Rallye Aérien International des Grand Vins de Touraine, 24-25 July 1937
In July 1937, Richard Randolph William Rawson Trafford won the international air rally of the Grand Vins de Touraine at Tours.
The competition was a treasure hunt. Numbers were laid out in various vineyards in the Loire Valley. The competitors, who were given a list and the position of the vineyards, had to find the numbers and write them on a piece of paper. They then had to drop their answers at a particular spot at the airfield at Tours. The winner was the person with the correct answers and whose piece of paper landed closest to the spot marked at the airfield.
Randolph won, out of 38 competitors as he recorded, ‘Got first prize at Tours Air Rallye last week’. He won une magnifique coupe en argent offerte par M Dreyfus, constructeur des parachutes Aviorex . All the competitors spent the rest of the weekend visiting vineyards and attending various dinners.
So, who was this daring chap, Richard Randolph William Rawson Trafford? He was Lord of the Manor of a part of Ewyas Lacy by virtue of his ownership of the Michaelchurch Court Estate in Herefordshire, England from 1910 until his death in 1943.

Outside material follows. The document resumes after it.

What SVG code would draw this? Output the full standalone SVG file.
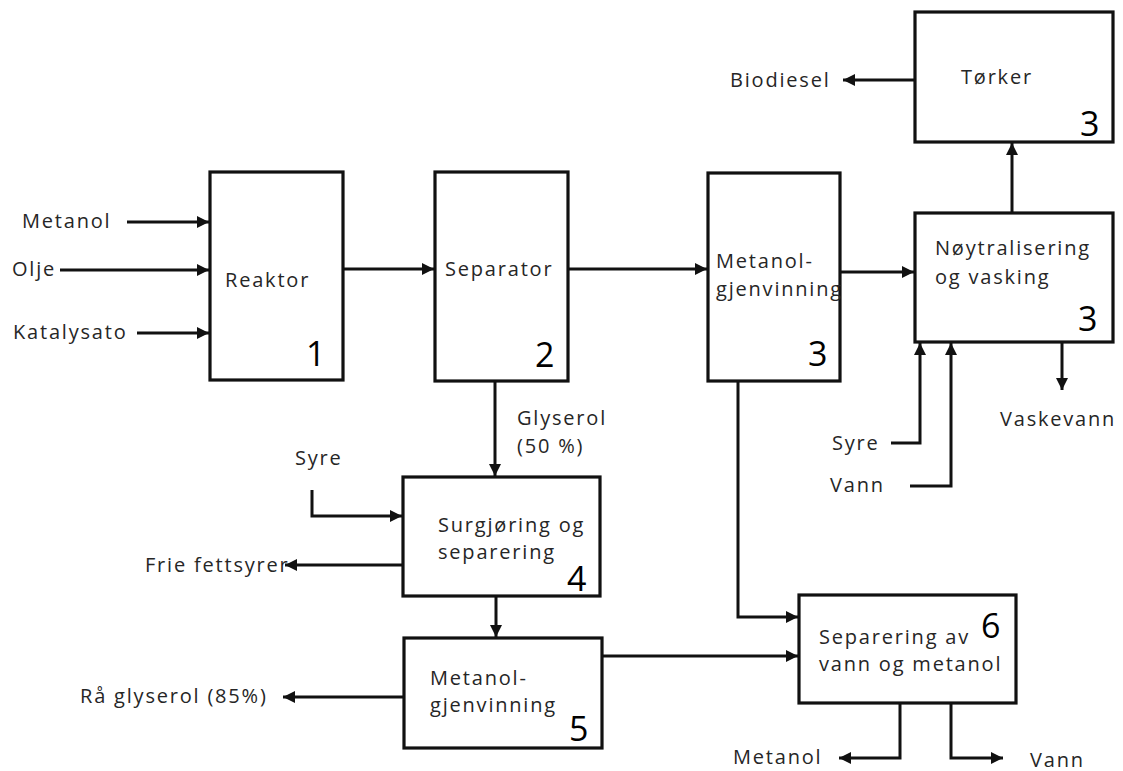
<svg xmlns="http://www.w3.org/2000/svg" width="1123" height="771" viewBox="0 0 1123 771">
<style>
.box{fill:#fff;stroke:#111;stroke-width:3.2}
.ln{fill:none;stroke:#111;stroke-width:3}
.t{font-family:"Open Sans","Noto Sans",sans-serif;font-size:20px;fill:#262626;letter-spacing:1.8px}
.n{font-family:"Open Sans","Noto Sans",sans-serif;font-size:34px;fill:#000}
</style>
<defs>
<marker id="ah" viewBox="0 0 10 10" refX="10" refY="5" markerWidth="13" markerHeight="12" markerUnits="userSpaceOnUse" orient="auto">
<path d="M0,0 L10,5 L0,10 Z" fill="#111"/>
</marker>
</defs>
<rect width="1123" height="771" fill="#fff"/>
<g id="connectors">
<path class="ln" d="M127,222 H209" marker-end="url(#ah)"/>
<path class="ln" d="M60,270 H209" marker-end="url(#ah)"/>
<path class="ln" d="M137,333 H209" marker-end="url(#ah)"/>
<path class="ln" d="M343,269 H434" marker-end="url(#ah)"/>
<path class="ln" d="M568,269 H707" marker-end="url(#ah)"/>
<path class="ln" d="M840,272 H914" marker-end="url(#ah)"/>
<path class="ln" d="M1012,213 V143" marker-end="url(#ah)"/>
<path class="ln" d="M915,80 H843" marker-end="url(#ah)"/>
<path class="ln" d="M1062,342 V390" marker-end="url(#ah)"/>
<path class="ln" d="M891,443 H920 V343" marker-end="url(#ah)"/>
<path class="ln" d="M910,486 H951 V343" marker-end="url(#ah)"/>
<path class="ln" d="M738,381 V617 H798" marker-end="url(#ah)"/>
<path class="ln" d="M602,656 H798" marker-end="url(#ah)"/>
<path class="ln" d="M900,703 V758 H839" marker-end="url(#ah)"/>
<path class="ln" d="M951,703 V758 H1003" marker-end="url(#ah)"/>
<path class="ln" d="M495,381 V476" marker-end="url(#ah)"/>
<path class="ln" d="M312,490 V516 H402" marker-end="url(#ah)"/>
<path class="ln" d="M403,565 H285" marker-end="url(#ah)"/>
<path class="ln" d="M496,596 V637" marker-end="url(#ah)"/>
<path class="ln" d="M404,697 H283" marker-end="url(#ah)"/>
</g>
<g id="labels">
<text class="t" x="22" y="228">Metanol</text>
<text class="t" x="12" y="276">Olje</text>
<text class="t" x="13" y="339">Katalysato</text>
<text class="t" x="730" y="87">Biodiesel</text>
<text class="t" x="1000" y="426">Vaskevann</text>
<text class="t" x="832" y="450">Syre</text>
<text class="t" x="830" y="492">Vann</text>
<text class="t" x="517" y="425">Glyserol</text>
<text class="t" x="517" y="453">(50 %)</text>
<text class="t" x="295" y="465">Syre</text>
<text class="t" x="145" y="572">Frie fettsyrer</text>
<text class="t" x="80" y="703">Rå glyserol (85%)</text>
<text class="t" x="733" y="764">Metanol</text>
<text class="t" x="1030" y="767">Vann</text>
</g>
<g id="reaktor">
<rect class="box" x="210" y="172" width="133" height="208"/>
<text class="t" x="225" y="287">Reaktor</text>
<text class="n" x="306" y="366">1</text>
</g>
<g id="separator">
<rect class="box" x="435" y="172" width="133" height="209"/>
<text class="t" x="445" y="276">Separator</text>
<text class="n" x="535" y="367">2</text>
</g>
<g id="metanolgjenvinning3">
<rect class="box" x="708" y="173" width="132" height="208"/>
<text class="t" x="716" y="268">Metanol-</text>
<text class="t" x="716" y="296">gjenvinning</text>
<text class="n" x="808" y="366">3</text>
</g>
<g id="torker">
<rect class="box" x="915" y="12" width="198" height="130"/>
<text class="t" x="961" y="84">Tørker</text>
<text class="n" x="1080" y="136">3</text>
</g>
<g id="noytralisering">
<rect class="box" x="915" y="213" width="198" height="129"/>
<text class="t" x="935" y="255">Nøytralisering</text>
<text class="t" x="935" y="284">og vasking</text>
<text class="n" x="1078" y="331">3</text>
</g>
<g id="surgjoring">
<rect class="box" x="403" y="477" width="197" height="119"/>
<text class="t" x="438" y="532">Surgjøring og</text>
<text class="t" x="438" y="559">separering</text>
<text class="n" x="567" y="591">4</text>
</g>
<g id="metanolgjenvinning5">
<rect class="box" x="404" y="638" width="198" height="110"/>
<text class="t" x="430" y="685">Metanol-</text>
<text class="t" x="430" y="712">gjenvinning</text>
<text class="n" x="569" y="741">5</text>
</g>
<g id="separering6">
<rect class="box" x="799" y="595" width="217" height="108"/>
<text class="t" x="819" y="644">Separering av</text>
<text class="t" x="819" y="671">vann og metanol</text>
<text class="n" x="981" y="638">6</text>
</g>
</svg>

Educated at Harrow Public School, he was extremely wealthy with an inheritance, in 1928, of £100,000 (equivalent to over £4 million today).

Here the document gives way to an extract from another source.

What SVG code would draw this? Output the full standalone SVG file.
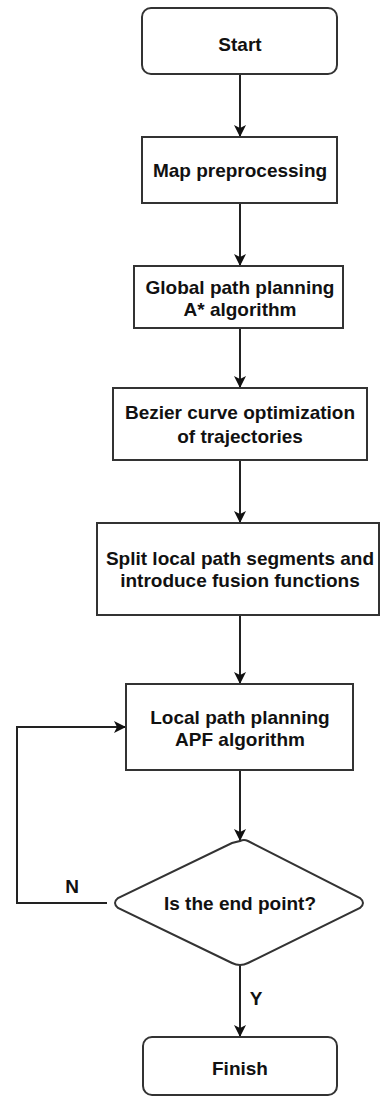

Randolph was bitten by the desire to fly at an early age. Following his father’s death, in the summer of 1911, his mother took him and his elder sister, Margaret, to Trouville in France. There, aged four, he apparently saw his first plane.

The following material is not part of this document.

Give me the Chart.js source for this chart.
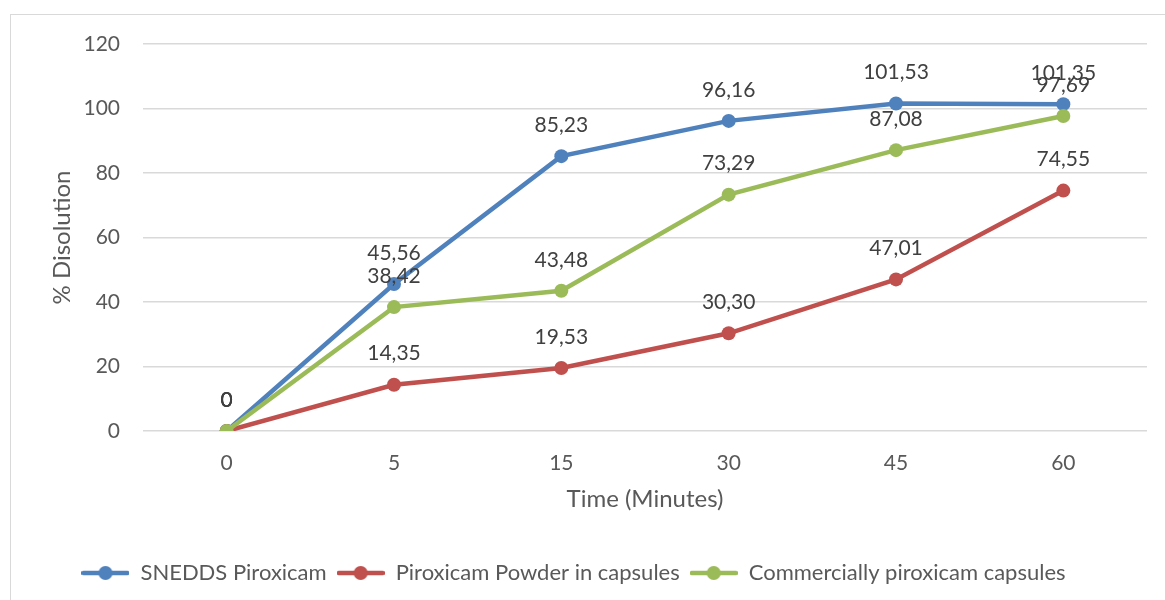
<!DOCTYPE html>
<html>
<head>
<meta charset="utf-8">
<script src="https://cdn.jsdelivr.net/npm/chart.js@4/dist/chart.umd.min.js"></script>
<style>
  html, body { margin: 0; padding: 0; background: #fff; }
  #wrap { position: relative; width: 1165px; height: 600px; overflow: hidden; }
  #frame { position: absolute; left: 10px; top: 14px; width: 1200px; height: 700px; border: 1.5px solid #d9d9d9; box-sizing: border-box; }
  canvas { position: absolute; left: 0; top: 0; }
</style>
</head>
<body>
<div id="wrap">
  <div id="frame"></div>
  <canvas id="chart" width="1165" height="600"></canvas>
</div>
<script>
const timeLabels = ["0", "5", "15", "30", "45", "60"];
const sneddsValues = [0, 45.56, 85.23, 96.16, 101.53, 101.35];
const powderValues = [0, 14.35, 19.53, 30.30, 47.01, 74.55];
const commercialValues = [0, 38.42, 43.48, 73.29, 87.08, 97.69];
const yTicks = [0, 20, 40, 60, 80, 100, 120];

const FONT = "Lato, 'Open Sans', sans-serif";

function fmt(v) {
  return v === 0 ? "0" : v.toFixed(2).replace(".", ",");
}

function legendIcon(color) {
  const c = document.createElement("canvas");
  c.width = 48; c.height = 16;
  const g = c.getContext("2d");
  g.strokeStyle = color;
  g.lineWidth = 4.5;
  g.lineCap = "round";
  g.beginPath(); g.moveTo(2, 8); g.lineTo(46, 8); g.stroke();
  g.fillStyle = color;
  g.beginPath(); g.arc(24, 8, 7, 0, Math.PI * 2); g.fill();
  return c;
}

// value labels above each point
const pointLabels = {
  id: "pointLabels",
  afterDatasetsDraw(chart) {
    const ctx = chart.ctx;
    ctx.save();
    ctx.font = "21px " + FONT;
    ctx.fillStyle = "#404040";
    ctx.textAlign = "center";
    ctx.textBaseline = "middle";
    chart.data.datasets.forEach((ds, i) => {
      chart.getDatasetMeta(i).data.forEach((pt, j) => {
        ctx.fillText(fmt(ds.data[j]), pt.x, pt.y - 31);
      });
    });
    ctx.restore();
  }
};

const series = [
  { label: "SNEDDS Piroxicam", data: sneddsValues, color: "#4f81bd", order: 2 },
  { label: "Piroxicam Powder in capsules", data: powderValues, color: "#c0504d", order: 1 },
  { label: "Commercially piroxicam capsules", data: commercialValues, color: "#9bbb59", order: 0 }
];

new Chart(document.getElementById("chart"), {
  type: "line",
  data: {
    labels: timeLabels,
    datasets: series.map(s => ({
      label: s.label,
      data: s.data,
      borderColor: s.color,
      backgroundColor: s.color,
      borderWidth: 4.5,
      pointRadius: 7,
      pointHoverRadius: 7,
      pointBorderWidth: 0,
      tension: 0,
      order: s.order
    }))
  },
  options: {
    responsive: false,
    animation: false,
    layout: { padding: { left: 0, right: 18, top: 44, bottom: 6 } },
    plugins: {
      tooltip: { enabled: false },
      legend: {
        position: "bottom",
        labels: {
          font: { family: FONT, size: 22 },
          color: "#595959",
          usePointStyle: true,
          pointStyleWidth: 48,
          padding: 10,
          generateLabels(chart) {
            return chart.data.datasets.map((ds, i) => ({
              text: ds.label,
              fillStyle: ds.borderColor,
              strokeStyle: ds.borderColor,
              pointStyle: legendIcon(ds.borderColor),
              hidden: false,
              datasetIndex: i,
              fontColor: "#595959"
            }));
          }
        }
      }
    },
    scales: {
      x: {
        offset: true,
        grid: { display: false, drawTicks: false },
        border: { display: false },
        ticks: { font: { family: FONT, size: 21 }, color: "#595959", padding: 20 },
        title: {
          display: true,
          text: "Time (Minutes)",
          font: { family: FONT, size: 24 },
          color: "#595959",
          padding: { top: 0, bottom: 38 }
        },
        afterFit(scale) { scale.height = 121; }
      },
      y: {
        min: 0,
        max: 120,
        afterBuildTicks(scale) { scale.ticks = yTicks.map(v => ({ value: v })); },
        grid: { color: "#d9d9d9", lineWidth: 1.5, drawTicks: false },
        border: { display: false },
        ticks: { font: { family: FONT, size: 21 }, color: "#595959", padding: 23 },
        title: {
          display: true,
          text: "% Disolution",
          font: { family: FONT, size: 24 },
          color: "#595959",
          padding: { top: 48, bottom: 0 }
        },
        afterFit(scale) { scale.width = 143; }
      }
    }
  },
  plugins: [pointLabels]
});
</script>
</body>
</html>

He learned to fly in the 1920s and went on to become an internationally famous pilot. He had his own airfield – apparently the first one in Herefordshire.
On 18 January 1943, Randolph was flying a Fairey Fulmar II and returning from RNAS St Merryn to RNAS Yeovilton – the Naval Air Fighter School. In the plane with him was Air Artificer John Tyrrell. In low visibility, the plane crashed into high ground on Dartmoor and burnt out a quarter of a mile west of Okehampton. Both Randolph and Tyrrell were killed.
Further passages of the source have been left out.